The company also processes agricultural waste such as corn stover, bagasse and rice hulls. In addition, Fritz notes that certain trees have become invasive species in parts of the US and elsewhere, and are being cleared and becoming waste streams. “Only 30 per cent of the tree is heart wood,” he notes; the rest is classified as waste. “This fuel stream is technically carbon-neutral, a major issue when a plant is faced with closing because of impending industry standards.”

Active Energy says it wants to partner with coal-fired power station owners and operators worldwide on converting their plants to burn a wide variety of materials.

“We have a commercial demonstration unit that is doing all kinds of testing of material – both internal and third-party testing,” Fritz says, adding that the results will be disclosed during the first quarter of this year. “The next big thing is to get into the marketplace.”

According to Fritz, the first Coalswitch units to be brought to market will be able to process 40 tonnes of biomass per hour, with an output of around 300,000 to 320,000 tonnes of fuel per year. The units can be run in parallel to achieve greater output, Fritz says, and they are skid-mounted so can be deployed in remote locations.

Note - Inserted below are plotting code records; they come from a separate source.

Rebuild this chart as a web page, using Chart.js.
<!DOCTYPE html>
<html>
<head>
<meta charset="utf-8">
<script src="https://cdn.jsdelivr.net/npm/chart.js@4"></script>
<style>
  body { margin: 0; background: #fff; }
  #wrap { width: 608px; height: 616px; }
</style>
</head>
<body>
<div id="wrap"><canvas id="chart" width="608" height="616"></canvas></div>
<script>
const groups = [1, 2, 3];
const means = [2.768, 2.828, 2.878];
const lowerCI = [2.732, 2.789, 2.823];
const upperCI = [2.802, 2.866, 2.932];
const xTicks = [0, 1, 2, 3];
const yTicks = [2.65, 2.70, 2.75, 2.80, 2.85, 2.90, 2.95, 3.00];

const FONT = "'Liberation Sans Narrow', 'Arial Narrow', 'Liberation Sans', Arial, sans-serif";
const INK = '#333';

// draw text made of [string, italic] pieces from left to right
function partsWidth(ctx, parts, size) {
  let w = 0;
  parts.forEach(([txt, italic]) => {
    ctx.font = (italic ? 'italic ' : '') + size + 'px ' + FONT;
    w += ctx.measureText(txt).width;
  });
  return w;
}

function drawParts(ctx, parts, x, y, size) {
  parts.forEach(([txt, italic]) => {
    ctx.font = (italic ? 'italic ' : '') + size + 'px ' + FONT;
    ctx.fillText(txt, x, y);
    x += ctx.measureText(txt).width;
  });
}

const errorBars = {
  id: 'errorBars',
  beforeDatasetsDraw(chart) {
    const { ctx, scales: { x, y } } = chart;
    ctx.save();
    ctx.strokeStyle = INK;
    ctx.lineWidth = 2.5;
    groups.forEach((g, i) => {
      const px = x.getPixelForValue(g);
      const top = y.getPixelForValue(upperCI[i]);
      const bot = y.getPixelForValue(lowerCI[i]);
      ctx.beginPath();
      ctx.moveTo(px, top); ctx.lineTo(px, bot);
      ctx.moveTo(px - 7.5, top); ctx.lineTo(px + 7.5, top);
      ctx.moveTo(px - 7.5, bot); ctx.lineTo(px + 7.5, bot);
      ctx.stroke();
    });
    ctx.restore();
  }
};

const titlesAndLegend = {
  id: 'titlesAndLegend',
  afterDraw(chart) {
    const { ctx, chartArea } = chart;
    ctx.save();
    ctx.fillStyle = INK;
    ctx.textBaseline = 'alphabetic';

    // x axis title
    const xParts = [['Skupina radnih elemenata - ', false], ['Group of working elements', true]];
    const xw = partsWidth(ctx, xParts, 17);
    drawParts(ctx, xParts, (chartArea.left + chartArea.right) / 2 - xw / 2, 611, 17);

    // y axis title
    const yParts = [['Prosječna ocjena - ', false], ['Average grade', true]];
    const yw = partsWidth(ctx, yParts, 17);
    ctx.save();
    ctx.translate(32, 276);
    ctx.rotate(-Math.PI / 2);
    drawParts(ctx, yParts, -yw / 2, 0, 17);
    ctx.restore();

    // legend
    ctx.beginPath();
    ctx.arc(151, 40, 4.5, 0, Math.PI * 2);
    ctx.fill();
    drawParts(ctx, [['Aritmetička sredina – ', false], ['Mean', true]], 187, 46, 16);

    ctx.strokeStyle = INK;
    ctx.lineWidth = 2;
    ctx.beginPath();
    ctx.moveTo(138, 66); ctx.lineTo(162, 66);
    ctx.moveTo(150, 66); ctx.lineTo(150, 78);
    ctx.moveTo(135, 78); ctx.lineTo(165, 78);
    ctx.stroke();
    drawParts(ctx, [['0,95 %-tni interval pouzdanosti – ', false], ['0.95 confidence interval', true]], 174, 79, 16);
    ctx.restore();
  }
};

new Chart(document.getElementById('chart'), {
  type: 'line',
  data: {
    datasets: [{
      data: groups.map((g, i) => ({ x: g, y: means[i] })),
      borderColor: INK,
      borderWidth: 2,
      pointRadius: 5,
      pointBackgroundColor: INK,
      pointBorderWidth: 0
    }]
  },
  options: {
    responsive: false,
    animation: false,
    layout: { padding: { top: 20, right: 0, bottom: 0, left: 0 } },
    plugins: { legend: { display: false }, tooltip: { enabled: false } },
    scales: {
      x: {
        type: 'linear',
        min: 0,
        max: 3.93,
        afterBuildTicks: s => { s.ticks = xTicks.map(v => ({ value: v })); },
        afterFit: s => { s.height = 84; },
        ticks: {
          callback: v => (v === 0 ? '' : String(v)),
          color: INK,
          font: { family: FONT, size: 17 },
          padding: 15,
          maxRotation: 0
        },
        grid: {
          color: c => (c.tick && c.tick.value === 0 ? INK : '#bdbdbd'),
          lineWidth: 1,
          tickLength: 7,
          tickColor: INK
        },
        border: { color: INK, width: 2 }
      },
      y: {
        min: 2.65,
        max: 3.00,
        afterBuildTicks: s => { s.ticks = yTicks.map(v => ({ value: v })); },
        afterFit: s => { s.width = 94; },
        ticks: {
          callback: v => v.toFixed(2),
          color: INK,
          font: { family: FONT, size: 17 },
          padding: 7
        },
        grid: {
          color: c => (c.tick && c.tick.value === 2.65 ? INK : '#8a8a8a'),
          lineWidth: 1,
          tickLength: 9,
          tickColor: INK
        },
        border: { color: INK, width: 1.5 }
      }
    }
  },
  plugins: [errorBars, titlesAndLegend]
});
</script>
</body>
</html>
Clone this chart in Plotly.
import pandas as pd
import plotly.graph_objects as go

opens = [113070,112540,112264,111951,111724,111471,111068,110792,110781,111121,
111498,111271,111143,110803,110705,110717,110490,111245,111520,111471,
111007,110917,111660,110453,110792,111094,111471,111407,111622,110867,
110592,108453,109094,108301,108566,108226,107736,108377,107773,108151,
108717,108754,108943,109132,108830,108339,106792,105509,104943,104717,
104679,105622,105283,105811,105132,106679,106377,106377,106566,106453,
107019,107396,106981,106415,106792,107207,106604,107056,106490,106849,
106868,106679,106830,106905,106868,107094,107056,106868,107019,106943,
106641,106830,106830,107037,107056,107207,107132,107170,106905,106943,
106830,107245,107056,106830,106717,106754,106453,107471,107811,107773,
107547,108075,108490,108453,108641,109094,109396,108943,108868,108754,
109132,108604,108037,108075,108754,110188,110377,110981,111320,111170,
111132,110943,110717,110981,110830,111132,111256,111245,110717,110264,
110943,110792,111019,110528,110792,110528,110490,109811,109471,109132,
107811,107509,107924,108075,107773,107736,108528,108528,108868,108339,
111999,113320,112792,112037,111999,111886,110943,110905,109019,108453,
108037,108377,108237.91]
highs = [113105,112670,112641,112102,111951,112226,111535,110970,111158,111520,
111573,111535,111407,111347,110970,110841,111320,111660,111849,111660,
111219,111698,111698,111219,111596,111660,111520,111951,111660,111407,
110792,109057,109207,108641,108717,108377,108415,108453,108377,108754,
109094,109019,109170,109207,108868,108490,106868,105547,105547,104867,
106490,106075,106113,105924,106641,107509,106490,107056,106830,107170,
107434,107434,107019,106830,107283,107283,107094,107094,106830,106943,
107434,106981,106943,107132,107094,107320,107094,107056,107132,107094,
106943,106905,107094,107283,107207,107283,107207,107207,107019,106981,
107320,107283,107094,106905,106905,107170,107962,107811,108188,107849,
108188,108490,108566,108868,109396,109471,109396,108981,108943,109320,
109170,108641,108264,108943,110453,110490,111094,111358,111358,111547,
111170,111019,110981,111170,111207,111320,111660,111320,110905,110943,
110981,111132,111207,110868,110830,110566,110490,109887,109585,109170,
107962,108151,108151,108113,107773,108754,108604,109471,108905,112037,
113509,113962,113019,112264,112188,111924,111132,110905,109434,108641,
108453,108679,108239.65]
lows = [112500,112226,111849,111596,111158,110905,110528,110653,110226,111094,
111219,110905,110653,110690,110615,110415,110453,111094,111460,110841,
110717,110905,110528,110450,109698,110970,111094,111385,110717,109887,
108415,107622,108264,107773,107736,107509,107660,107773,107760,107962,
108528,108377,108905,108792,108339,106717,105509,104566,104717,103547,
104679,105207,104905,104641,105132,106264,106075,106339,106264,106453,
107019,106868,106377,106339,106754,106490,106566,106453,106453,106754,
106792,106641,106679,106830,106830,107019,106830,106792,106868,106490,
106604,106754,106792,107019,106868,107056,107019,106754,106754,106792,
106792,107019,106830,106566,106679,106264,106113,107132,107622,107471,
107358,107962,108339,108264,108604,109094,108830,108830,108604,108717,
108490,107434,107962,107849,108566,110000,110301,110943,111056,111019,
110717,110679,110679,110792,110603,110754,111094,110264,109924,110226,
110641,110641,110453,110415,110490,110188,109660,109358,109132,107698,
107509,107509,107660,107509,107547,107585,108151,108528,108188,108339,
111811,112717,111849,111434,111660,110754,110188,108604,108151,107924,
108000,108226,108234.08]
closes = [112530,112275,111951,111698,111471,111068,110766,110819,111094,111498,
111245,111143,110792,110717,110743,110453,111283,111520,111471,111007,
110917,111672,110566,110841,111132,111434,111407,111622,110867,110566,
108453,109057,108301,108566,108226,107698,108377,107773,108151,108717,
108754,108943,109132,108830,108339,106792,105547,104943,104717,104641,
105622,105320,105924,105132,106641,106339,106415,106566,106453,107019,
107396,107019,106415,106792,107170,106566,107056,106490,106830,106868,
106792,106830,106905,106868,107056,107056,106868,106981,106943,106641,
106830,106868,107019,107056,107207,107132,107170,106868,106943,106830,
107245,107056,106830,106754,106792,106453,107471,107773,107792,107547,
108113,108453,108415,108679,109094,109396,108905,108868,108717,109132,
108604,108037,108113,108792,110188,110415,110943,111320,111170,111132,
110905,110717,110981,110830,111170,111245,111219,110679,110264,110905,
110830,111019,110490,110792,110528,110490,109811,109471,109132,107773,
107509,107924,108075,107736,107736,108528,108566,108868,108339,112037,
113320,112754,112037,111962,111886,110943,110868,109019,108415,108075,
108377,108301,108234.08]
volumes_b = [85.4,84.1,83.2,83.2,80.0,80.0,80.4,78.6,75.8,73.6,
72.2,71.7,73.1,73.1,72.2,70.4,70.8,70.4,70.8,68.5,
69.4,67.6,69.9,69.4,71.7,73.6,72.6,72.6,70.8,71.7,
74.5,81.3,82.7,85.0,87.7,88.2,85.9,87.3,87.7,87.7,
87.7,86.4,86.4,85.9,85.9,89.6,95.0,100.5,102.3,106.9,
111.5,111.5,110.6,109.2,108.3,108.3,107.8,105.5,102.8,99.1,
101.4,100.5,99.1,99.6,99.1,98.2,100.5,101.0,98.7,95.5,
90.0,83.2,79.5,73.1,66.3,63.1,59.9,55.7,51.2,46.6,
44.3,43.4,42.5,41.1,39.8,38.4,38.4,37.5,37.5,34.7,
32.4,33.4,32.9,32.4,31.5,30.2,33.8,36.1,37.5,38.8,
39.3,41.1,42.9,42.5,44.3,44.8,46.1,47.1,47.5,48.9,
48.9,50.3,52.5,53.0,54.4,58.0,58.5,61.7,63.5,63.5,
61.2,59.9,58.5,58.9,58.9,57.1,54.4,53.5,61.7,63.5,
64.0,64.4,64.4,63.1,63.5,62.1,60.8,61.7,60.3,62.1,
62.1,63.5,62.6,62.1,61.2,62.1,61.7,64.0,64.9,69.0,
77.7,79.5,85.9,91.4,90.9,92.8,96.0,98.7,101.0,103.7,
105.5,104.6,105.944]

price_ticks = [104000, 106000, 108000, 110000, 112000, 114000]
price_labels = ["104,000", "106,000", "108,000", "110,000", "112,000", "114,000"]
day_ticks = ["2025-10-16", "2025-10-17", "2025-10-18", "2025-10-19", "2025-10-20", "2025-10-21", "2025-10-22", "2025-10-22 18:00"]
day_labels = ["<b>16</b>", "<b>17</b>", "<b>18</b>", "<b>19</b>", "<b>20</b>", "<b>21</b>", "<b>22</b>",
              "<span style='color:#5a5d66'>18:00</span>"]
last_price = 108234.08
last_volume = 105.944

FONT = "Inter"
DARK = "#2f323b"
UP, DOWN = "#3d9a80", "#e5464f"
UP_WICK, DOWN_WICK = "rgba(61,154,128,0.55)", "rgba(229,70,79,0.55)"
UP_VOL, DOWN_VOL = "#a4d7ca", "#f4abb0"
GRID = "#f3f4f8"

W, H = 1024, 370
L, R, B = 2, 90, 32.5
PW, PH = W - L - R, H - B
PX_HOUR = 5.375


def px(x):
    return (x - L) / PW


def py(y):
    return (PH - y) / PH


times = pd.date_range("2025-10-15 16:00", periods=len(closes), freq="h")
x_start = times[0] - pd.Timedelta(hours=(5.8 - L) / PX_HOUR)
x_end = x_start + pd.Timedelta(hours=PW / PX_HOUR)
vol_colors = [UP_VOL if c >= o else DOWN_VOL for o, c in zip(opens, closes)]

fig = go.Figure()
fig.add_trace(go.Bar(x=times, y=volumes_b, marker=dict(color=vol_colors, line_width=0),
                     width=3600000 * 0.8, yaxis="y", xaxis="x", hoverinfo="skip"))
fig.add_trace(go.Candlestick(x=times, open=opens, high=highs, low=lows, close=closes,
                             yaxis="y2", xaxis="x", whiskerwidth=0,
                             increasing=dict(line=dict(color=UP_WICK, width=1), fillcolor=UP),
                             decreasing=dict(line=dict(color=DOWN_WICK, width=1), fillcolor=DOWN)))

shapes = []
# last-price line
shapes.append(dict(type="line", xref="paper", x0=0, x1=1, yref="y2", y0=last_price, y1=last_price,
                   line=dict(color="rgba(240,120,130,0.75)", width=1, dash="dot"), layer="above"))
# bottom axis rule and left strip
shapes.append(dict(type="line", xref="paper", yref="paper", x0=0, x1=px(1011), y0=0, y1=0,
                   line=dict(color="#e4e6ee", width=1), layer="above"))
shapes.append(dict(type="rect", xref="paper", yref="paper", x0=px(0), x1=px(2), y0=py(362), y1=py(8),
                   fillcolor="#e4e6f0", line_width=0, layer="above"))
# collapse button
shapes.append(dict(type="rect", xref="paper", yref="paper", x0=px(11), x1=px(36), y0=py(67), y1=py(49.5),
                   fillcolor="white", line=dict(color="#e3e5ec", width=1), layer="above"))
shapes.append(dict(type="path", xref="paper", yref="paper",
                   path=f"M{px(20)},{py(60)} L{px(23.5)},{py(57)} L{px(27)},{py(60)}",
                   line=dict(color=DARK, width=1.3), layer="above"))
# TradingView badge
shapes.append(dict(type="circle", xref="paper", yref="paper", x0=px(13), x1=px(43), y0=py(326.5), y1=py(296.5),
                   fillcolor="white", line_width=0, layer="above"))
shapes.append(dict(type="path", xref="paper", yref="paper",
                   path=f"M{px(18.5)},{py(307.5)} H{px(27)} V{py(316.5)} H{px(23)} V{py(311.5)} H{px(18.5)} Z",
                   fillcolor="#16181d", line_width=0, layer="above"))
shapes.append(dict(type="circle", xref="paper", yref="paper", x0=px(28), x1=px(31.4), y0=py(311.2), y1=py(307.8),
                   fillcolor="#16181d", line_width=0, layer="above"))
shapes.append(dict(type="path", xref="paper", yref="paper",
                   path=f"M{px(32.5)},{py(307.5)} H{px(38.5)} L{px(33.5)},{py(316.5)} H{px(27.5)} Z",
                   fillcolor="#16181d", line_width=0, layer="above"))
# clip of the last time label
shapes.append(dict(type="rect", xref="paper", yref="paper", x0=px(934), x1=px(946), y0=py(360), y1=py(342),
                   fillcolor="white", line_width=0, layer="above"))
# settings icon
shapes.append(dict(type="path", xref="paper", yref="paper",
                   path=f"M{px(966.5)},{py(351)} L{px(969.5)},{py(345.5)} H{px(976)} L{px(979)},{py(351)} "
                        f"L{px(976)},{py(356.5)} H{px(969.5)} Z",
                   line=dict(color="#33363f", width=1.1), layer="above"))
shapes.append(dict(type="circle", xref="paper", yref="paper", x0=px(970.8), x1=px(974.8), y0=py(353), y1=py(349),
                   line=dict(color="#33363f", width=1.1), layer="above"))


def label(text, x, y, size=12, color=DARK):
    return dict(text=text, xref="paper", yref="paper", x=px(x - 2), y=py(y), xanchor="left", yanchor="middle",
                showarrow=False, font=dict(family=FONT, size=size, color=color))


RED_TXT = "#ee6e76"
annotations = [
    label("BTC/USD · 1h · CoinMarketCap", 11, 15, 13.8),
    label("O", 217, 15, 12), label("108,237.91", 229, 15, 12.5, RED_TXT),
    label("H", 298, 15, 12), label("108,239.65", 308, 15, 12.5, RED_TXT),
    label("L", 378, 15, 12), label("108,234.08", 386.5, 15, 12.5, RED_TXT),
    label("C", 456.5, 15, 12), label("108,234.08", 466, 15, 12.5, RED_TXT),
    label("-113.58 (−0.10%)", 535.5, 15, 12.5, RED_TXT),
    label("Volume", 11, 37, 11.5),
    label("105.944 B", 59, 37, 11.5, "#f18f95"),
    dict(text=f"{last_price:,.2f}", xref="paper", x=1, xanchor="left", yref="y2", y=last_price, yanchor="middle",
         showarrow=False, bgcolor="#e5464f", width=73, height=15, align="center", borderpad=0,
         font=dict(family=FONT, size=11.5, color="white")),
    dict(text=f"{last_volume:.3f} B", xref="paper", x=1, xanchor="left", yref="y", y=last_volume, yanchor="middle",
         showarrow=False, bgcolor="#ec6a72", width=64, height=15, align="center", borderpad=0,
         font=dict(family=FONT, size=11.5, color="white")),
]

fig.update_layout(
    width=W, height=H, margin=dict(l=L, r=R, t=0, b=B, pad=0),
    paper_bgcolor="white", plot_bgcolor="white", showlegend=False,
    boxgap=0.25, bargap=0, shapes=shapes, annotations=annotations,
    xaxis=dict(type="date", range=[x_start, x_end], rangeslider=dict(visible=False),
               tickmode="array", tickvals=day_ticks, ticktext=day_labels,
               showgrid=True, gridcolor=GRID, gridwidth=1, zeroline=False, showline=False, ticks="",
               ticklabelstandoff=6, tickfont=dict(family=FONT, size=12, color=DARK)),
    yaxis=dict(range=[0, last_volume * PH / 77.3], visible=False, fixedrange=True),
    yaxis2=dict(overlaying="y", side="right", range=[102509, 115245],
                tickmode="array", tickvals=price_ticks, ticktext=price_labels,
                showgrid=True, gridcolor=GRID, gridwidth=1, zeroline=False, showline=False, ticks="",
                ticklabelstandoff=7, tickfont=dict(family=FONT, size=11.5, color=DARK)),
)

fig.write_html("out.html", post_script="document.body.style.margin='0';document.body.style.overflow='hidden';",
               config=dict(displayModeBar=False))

“One unit is around 12,500 square feet (1160 m2), so they need a little bit of space,” he notes, adding that he believes a selling point of Active Energy’s technology will be the ability to disassemble, transport and reassemble its manufacturing facilities at different locations when a raw material feedstock source is exhausted or a more productive source is identified.

Active Energy intends to bring its product to market using a tolling model. The firm will install, own and operate its units, with the client as the offtaker. In terms of market focus, Fritz says Germany is “an ideal market” and Canada is “extremely interested because there’s a lot of biomass there, and a new green government. Anybody that is polluting in a major way using coal is a candidate,” he continues: “India, China, the US.” The firm has filed patents, he says, “across 42 countries – all the major countries that have coal: most of the countries in Asia, the whole of the EU, all of North America, Brazil. We’re covering the locations that have a lot of coal and biomass.”

“We’re being extremely cautious and a little bit picky in how we go to market,” he adds. “We can’t solve the whole coal industry.” Instead, he says, “we’re looking to partner with the right people.”

Fritz hopes his firm’s potential partners will include “two or three major utilities” as offtake parnters, as well as a feedstock supplier with “a good supply”, whether of biomass, coal fines or coal. “We think this will help the coal industry too,” he says.

Coal economics

And he believes that the time is right to bring his product to market given the current economics of coal-fired power production. “In the US, 300 coal plants are being shut down over the next eight years, and maybe more now after [the climate talks in] Paris,” he says. “Some of those plants probably have another 20 to 30 years left if they could meet emissions standards but not have to spend billions of dollars on retrofits.”

He describes a US utility which operates a coal-fired plant: “Eleven years ago they had three stacks. They spent $1 billion dropping two stacks and putting a scrubber on the third stack to [meet the requirements of] the Clean Air Act. However, with the pressure against coal, three months ago they announced that they’re getting rid of that coal plant and are going to convert it to natural gas. It will cost another $1 billion to do that and will take four years. So, over a 15-year period, they will spend $2 billion to make this plant green. With us, all they’ll have to do is convert their supply and not do any of those retrofits.”